Он лежал на узкой кровати, голова запрокинута на высокой подушке — и хрипел. Его рука слабо вцепилась в грудь, в туго застёгнутый жилет.

— Мариус, пожалуйста, пожалуйста, не умирай. Что мне сделать? Как тебе помочь? Врач! У вас есть врач?

Я повернулась к экономке, которая появилась и, в отличие от других слуг, не стала заглядывать в раскрытую дверь из коридора, а вошла. Вид у неё был такой, будто ничего особенного не происходит.

— Есть. Мы вызываем в поместье доктора из общей больницы.

— Так вызовите!

— Уже, мисс Ильза, за доктором послали человека.

— Мисс Ильза…

Я бросилась обратно к Мариусу и взяла его за руку. Наклонилась, прислушиваясь к тихим словам:

— Ничего… со мной ничего страшного… это приступ… не в первый раз… он уже проходит.

— Не говори больше, отдохни. — Я кивнула. — Тебе заварят обезболивающий настой. Потом тебя осмотрит доктор. Не уходи, прошу. Не бросай меня одну.

Он устало улыбнулся.

В коридоре расшумелись, переговариваясь. Я встала и закрыла дверь, нечего из чужого горя устраивать зрелище.

Когда на улицу опустилась ночь, ему стало легче. Отвар помог. Я все эти часы провела рядом, скрючившись на стуле, и теперь спина разламывалась от боли.

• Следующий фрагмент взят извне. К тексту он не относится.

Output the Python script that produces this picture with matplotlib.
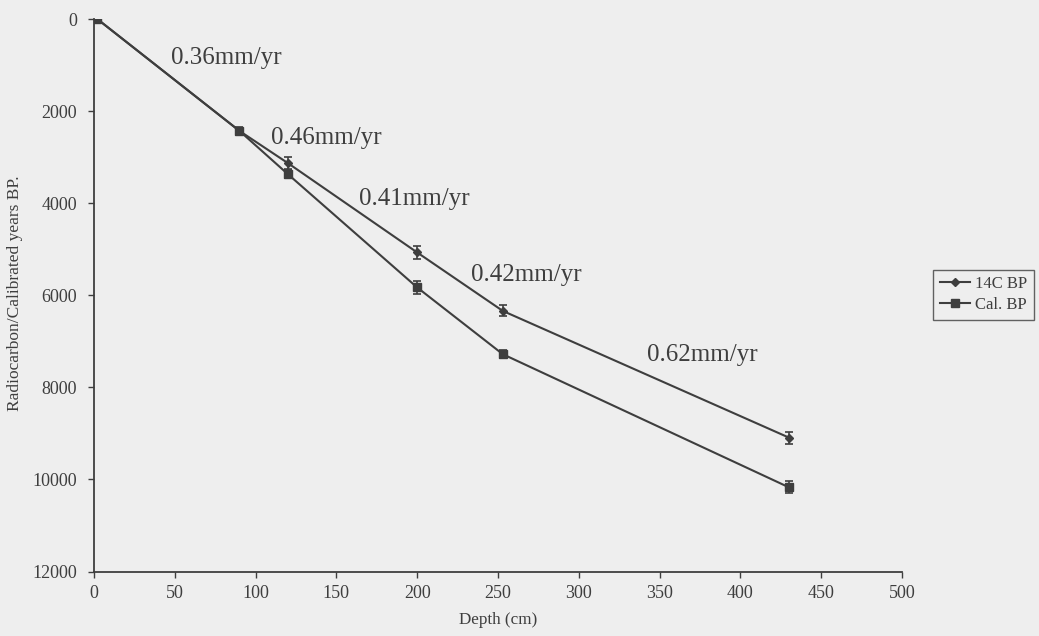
import numpy as np
import matplotlib
matplotlib.use("Agg")
import matplotlib.pyplot as plt

# depth (cm) and ages
depth = [2, 90, 120, 200, 253, 430]
c14_bp = [0, 2430, 3130, 5070, 6340, 9090]
c14_err = [0, 60, 130, 140, 120, 130]
cal_bp = [0, 2430, 3370, 5830, 7280, 10170]
cal_err = [0, 80, 90, 140, 90, 130]

rate_labels = ["0.36mm/yr", "0.46mm/yr", "0.41mm/yr", "0.42mm/yr", "0.62mm/yr"]
rate_x = [47.5, 109.5, 164, 233.5, 342]
rate_y = [840, 2580, 3900, 5550, 7300]

x_ticks = [0, 50, 100, 150, 200, 250, 300, 350, 400, 450, 500]
y_ticks = [0, 2000, 4000, 6000, 8000, 10000, 12000]

bg = "#eeeeee"
ink = "#3e3e3e"

plt.rcParams['font.family'] = ['Liberation Serif', 'DejaVu Serif']

fig = plt.figure(figsize=(10.39, 6.36), dpi=100, facecolor=bg)
ax = fig.add_axes([0.0905, 0.1014, 0.7775, 0.8687])
ax.set_facecolor(bg)

# error bars drawn apart so the legend shows only line + marker
ax.errorbar(depth, c14_bp, yerr=c14_err, fmt="none", ecolor=ink,
            capsize=3, elinewidth=1.2, capthick=1.2)
ax.errorbar(depth, cal_bp, yerr=cal_err, fmt="none", ecolor=ink,
            capsize=3, elinewidth=1.2, capthick=1.2)
ax.plot(depth, c14_bp, color=ink, lw=1.5, marker="D", ms=4, label="14C BP")
ax.plot(depth, cal_bp, color=ink, lw=1.5, marker="s", ms=6, label="Cal. BP")

for txt, tx, ty in zip(rate_labels, rate_x, rate_y):
    ax.text(tx, ty, txt, ha="left", va="center", fontsize=18, color=ink)

ax.set_xlim(0, 500)
ax.set_ylim(12000, 0)
ax.set_xticks(x_ticks)
ax.set_yticks(y_ticks)
ax.tick_params(axis="both", labelsize=13, colors=ink, width=1, length=4, pad=8)
ax.tick_params(axis="x", pad=6)

for s in ["top", "right"]:
    ax.spines[s].set_visible(False)
for s in ["left", "bottom"]:
    ax.spines[s].set_color(ink)
    ax.spines[s].set_linewidth(1.3)

ax.set_xlabel("Depth (cm)", fontsize=12.3, color=ink, labelpad=7)
fig.text(0.0145, 0.539, "Radiocarbon/Calibrated years BP.", rotation=90,
         ha="center", va="center", fontsize=12.5, color=ink)

leg = ax.legend(loc="center", bbox_to_anchor=(0.9465, 0.5365), bbox_transform=fig.transFigure,
                frameon=True, fancybox=False, fontsize=12, handlelength=1.8,
                handletextpad=0.3, borderpad=0.4, labelspacing=0.3)
leg.get_frame().set_edgecolor(ink)
leg.get_frame().set_facecolor(bg)
leg.get_frame().set_linewidth(1)
for t in leg.get_texts():
    t.set_color(ink)

fig.savefig("out.png", dpi=100, facecolor=bg)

— Мисс Ильза, вам бы отдохнуть…

Не успел проснуться, а уже пытается заставить меня уйти.

— Чуть позже, ладно?

Мариус сглотнул, его подбородок дрогнул. И слов не нужно, я сама понимаю — радостно знать, что в огромном равнодушном мире есть человек, который будет рядом, когда тебе плохо Может, зря я потеряла надежду? Ведь у меня впереди много времени, а чудеса случаются в один миг, как говорила тётушка. А ещё она очень любила…

— Смотри, Мариус.

Я подняла руки и раскрыла ладони. Над ними появился голубой дымок, закрутился, уплотнился и свился в небольшого дракончика, забавно хлопающего крыльями. Его большие когтистые лапы болтались в воздухе.